WRITTEN REQUEST — Only the lines from the start of the data through the line containing "['#F8A07E', '#82D1B3', '#A3B1DA', '#E98FCB'];" should be written out, exactly as they are, with both ends included and the pictures left out.

--- START ---

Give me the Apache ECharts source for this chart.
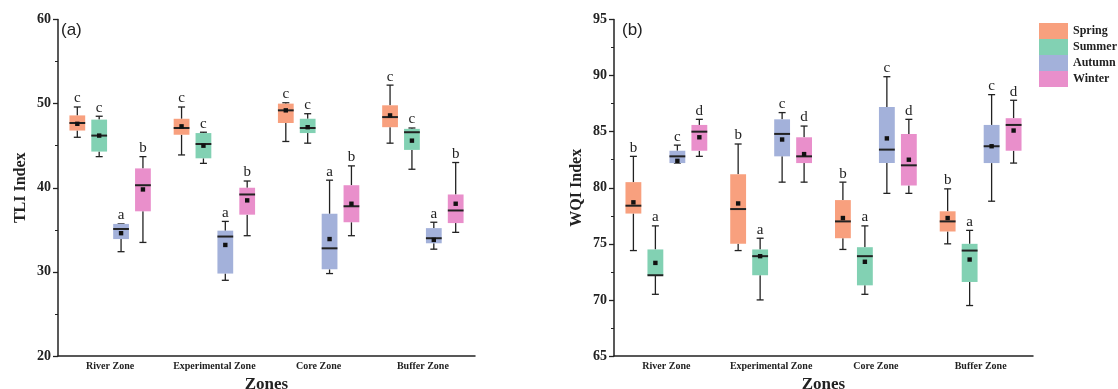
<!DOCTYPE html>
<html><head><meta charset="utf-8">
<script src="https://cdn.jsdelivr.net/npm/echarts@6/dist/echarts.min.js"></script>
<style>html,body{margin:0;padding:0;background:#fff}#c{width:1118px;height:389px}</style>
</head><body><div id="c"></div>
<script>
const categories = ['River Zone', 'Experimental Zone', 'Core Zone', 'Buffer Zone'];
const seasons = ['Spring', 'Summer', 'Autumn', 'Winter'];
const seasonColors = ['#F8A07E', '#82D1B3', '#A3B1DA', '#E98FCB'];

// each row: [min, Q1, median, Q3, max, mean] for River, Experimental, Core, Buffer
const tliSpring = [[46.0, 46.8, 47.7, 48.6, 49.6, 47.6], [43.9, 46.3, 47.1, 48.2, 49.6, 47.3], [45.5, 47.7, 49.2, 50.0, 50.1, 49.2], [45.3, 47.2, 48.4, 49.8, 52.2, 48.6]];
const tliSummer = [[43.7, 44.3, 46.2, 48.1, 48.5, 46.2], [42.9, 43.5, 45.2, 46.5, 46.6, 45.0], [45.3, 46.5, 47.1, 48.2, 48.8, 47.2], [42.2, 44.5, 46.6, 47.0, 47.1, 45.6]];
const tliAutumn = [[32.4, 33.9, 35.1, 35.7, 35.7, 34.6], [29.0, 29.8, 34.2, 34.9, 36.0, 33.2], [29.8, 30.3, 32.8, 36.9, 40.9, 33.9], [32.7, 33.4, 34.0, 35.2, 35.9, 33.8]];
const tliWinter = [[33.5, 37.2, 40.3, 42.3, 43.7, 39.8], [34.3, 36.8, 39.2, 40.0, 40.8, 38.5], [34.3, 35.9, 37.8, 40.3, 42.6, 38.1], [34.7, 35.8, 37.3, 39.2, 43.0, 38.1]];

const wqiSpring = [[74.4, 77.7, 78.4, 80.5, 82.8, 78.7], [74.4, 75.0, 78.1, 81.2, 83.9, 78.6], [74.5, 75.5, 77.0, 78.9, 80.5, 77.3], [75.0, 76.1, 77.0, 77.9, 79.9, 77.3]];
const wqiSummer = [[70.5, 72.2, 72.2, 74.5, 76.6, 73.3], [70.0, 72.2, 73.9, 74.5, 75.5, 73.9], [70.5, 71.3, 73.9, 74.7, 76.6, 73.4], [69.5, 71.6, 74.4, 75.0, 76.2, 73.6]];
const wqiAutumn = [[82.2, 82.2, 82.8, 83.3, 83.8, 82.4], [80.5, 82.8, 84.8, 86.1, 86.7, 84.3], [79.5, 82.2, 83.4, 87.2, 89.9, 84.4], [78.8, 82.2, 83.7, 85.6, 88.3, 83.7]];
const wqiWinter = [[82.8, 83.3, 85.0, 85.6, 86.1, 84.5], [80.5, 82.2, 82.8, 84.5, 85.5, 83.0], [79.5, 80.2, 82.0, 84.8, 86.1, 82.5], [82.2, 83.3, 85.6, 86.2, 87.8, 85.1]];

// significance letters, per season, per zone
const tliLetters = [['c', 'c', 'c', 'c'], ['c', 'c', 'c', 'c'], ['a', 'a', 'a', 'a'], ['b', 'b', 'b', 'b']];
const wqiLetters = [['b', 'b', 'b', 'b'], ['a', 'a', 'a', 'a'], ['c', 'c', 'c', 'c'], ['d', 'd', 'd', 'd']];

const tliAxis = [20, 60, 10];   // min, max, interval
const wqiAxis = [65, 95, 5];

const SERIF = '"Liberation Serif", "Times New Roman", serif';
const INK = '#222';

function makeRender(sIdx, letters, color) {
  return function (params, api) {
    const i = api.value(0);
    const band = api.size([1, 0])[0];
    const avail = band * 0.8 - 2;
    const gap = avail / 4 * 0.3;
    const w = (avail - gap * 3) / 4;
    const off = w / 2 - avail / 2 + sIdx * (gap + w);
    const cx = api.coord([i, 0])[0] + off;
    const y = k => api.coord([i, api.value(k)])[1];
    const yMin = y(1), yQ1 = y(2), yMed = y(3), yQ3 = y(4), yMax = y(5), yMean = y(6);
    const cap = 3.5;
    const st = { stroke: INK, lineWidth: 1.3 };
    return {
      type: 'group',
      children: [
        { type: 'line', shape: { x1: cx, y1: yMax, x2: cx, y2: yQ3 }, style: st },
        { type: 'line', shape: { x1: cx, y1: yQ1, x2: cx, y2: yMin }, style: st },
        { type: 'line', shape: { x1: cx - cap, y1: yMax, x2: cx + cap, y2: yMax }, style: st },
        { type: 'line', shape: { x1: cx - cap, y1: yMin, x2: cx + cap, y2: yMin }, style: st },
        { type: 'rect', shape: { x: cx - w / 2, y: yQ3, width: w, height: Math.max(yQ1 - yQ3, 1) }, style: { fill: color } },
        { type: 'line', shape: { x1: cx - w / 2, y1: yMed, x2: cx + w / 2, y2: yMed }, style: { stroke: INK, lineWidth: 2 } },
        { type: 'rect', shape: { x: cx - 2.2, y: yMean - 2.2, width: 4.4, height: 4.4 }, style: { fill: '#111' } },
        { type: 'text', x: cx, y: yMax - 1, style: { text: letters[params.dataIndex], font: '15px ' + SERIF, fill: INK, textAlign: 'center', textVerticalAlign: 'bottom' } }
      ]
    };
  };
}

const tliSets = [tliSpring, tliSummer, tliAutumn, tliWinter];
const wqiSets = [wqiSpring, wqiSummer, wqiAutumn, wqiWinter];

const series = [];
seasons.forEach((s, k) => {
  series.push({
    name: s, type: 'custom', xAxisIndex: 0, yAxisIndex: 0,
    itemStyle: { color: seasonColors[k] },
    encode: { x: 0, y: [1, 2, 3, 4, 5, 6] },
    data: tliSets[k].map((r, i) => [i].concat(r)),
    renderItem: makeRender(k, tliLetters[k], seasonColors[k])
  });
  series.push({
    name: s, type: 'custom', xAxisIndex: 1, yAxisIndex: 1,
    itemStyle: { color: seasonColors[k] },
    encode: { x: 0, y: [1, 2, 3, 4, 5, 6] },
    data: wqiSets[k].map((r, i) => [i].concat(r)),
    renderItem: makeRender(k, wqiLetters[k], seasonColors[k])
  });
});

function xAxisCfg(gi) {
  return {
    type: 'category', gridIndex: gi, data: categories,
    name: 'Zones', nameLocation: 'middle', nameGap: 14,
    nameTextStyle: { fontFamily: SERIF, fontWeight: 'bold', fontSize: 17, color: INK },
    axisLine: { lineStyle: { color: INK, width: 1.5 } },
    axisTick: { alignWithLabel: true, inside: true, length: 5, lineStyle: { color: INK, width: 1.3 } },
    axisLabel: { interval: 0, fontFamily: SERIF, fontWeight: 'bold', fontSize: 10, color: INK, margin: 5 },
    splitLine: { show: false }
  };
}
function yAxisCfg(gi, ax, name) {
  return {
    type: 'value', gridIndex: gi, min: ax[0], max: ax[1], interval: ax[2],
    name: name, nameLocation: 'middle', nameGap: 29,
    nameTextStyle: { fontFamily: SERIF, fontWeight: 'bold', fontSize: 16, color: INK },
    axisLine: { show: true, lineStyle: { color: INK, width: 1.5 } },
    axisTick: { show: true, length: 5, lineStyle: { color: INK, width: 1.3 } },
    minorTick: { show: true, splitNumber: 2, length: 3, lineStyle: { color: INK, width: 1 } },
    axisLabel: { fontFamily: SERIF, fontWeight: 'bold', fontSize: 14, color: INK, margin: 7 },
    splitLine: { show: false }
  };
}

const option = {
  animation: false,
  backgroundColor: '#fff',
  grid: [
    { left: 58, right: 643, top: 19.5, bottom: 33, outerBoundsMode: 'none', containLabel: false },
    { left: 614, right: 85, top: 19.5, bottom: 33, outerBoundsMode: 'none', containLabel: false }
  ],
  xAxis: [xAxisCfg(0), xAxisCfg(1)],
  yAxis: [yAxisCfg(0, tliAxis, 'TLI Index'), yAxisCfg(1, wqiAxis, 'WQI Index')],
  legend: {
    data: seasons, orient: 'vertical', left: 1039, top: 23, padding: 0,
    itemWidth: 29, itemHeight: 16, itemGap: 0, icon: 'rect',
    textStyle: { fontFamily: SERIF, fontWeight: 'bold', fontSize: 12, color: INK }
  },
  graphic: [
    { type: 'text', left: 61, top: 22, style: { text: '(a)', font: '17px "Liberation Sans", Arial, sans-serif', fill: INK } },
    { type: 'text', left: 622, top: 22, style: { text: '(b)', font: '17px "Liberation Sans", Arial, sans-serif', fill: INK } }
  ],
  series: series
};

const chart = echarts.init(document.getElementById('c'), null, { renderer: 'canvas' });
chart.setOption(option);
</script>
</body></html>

--- END ---

EXERCISE RESPONSE —
Give me the Apache ECharts source for this chart.
<!DOCTYPE html>
<html><head><meta charset="utf-8">
<script src="https://cdn.jsdelivr.net/npm/echarts@6/dist/echarts.min.js"></script>
<style>html,body{margin:0;padding:0;background:#fff}#c{width:1118px;height:389px}</style>
</head><body><div id="c"></div>
<script>
const categories = ['River Zone', 'Experimental Zone', 'Core Zone', 'Buffer Zone'];
const seasons = ['Spring', 'Summer', 'Autumn', 'Winter'];
const seasonColors = ['#F8A07E', '#82D1B3', '#A3B1DA', '#E98FCB'];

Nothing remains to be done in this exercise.